En embarquant à bord de l’Orion, le jeune homme ignore totalement la nature réelle du commerce auquel il va participer contre son gré mais contre lequel il va aussi se révolter. Peu à peu, le voile se lève et Jean-Baptiste prend conscience de l’infamie qui se déroule sous ses yeux. Parmi l’équipage, il trouvera des alliés mais aussi de fervents défenseurs du système esclavagiste. Olivier Merle résume dans la bouche de ses personnages les principaux arguments utilisés par les défenseurs de la traite et de l’esclavage de l’époque mais exprime aussi le point de vue de ses opposants. Cette bataille d’arguments ne peut laisser le lecteur de marbre et l’amène fortement à réfléchir sur le sujet. La solide documentation sur laquelle s’est appuyé Olivier Merle pour l’écriture de son roman le rend extrêmement riche d’enseignements. Tout est détaillé et rien n’est oublié : le contexte géopolitique de l’époque avec la concurrence à laquelle se livraient les pays européens pour le marché des esclaves, les descriptions de la présence coloniale sur place qui, en fait, ne tenait qu’à de petits forts incapables de se défendre et qui passaient de main en main, les modalités des tractations commerciales et des négociations entre le capitaine négrier et les représentants locaux, bien entendu les détails liés au transport des esclaves à bord du navire, les détails de leur vente, et enfin l’analyse de la société guadeloupéenne de l’époque, le tout appuyé des extraits des réglementations en vigueur à l’époque ( Code Noir etc…).

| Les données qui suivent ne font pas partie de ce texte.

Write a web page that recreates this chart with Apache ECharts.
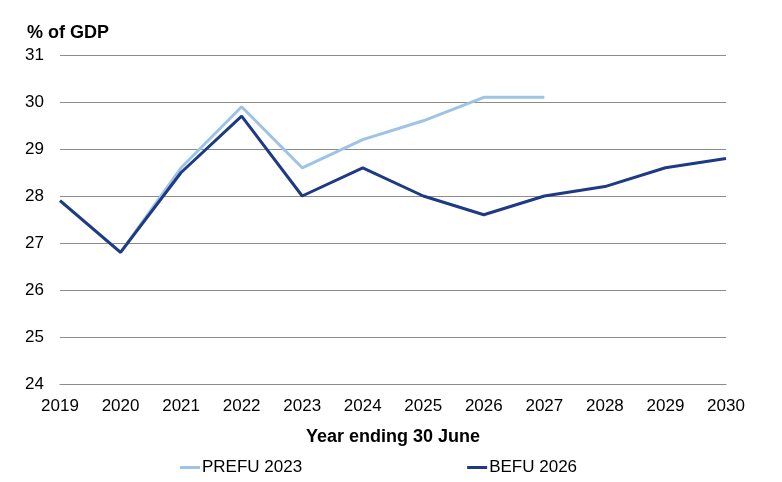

Ecrit à la première personne du singulier, ce roman implique son lecteur et le prend à témoin. Et non seulement l’auteur a travaillé le côté historique de son intrigue avec une grande rigueur mais il régale également son lecteur par ses talents de conteur et sa plume magistrale de laquelle sort un texte écrit dans une langue fine et posée qui représente bien l’époque sans assommer le lecteur de termes de vieux français et de tournures de phrases alambiquées.
Les personnages sont attachants, je pense principalement à Bonicart, le canonnier plein d’humanité et philosophe qui m’a beaucoup touchée, mais aussi à Mbagnik, l’esclave affranchi dont Jean-Baptiste parviendra à capter l’amitié. J’ai eu en horreur le lieutenant Criquot esclavagiste convaincu, foncièrement mauvais et cruel. Et je laisse les autres personnages à votre découverte.

Bien sûr, le roman ne s’arrête pas à ce que je viens d’exposer, il y a une intrigue dont je ne dévoilerai rien si ce n’est qu’elle m’aura fait verser de chaudes larmes. Je ne dirai pas si ces larmes étaient de joie ou de tristesse. Et si je fais ma mystérieuse, ce n’est pas pour rien mais pour vous encourager à lire ce roman magnifique dont je m’étonne de ne pas trouver plus souvent la trace sur la blogosphère.
Un grand merci et toute mon admiration à Olivier Merle pour son grand talent et ce bonheur de lecture qui, à défaut du navire, aura fait chavirer mon cœur de lectrice.

Note :
A la suite de ce roman, j’ai voulu aller plus loin dans le sujet et j’ai entamé la lecture de l’ouvrage d’Olivier Pétré-Grenouilleau Les traites négrières, ouvrage qui a fait couler beaucoup d’encre par certaines de ses affirmations qui prêtent à polémique. En dehors des dites affirmations « litigieuses », je retrouve dans cet essai nombre d’informations techniques données dans le roman d’Olivier Merle qui a sans doute du l’utiliser lors de ses recherches. J’ai tenu à souligner ce fait pour montrer à quel point le roman d’Olivier Merle est d’une grande justesse historique et qu’on peut s’y plonger sans la crainte d’y trouver des contre-vérités (ce qui est ma hantise lorsque je lis un roman historique).
Il est vrai qu’Olivier Merle donne, en fin d’ouvrage, la liste des auteurs qu’il a abordés durant ses recherches. Néanmoins j’aurais apprécié qu’il précise également les titres des ouvrages qu’il a consultés, je sais que la liste est longue mais au moins les plus importants m’auraient été utiles.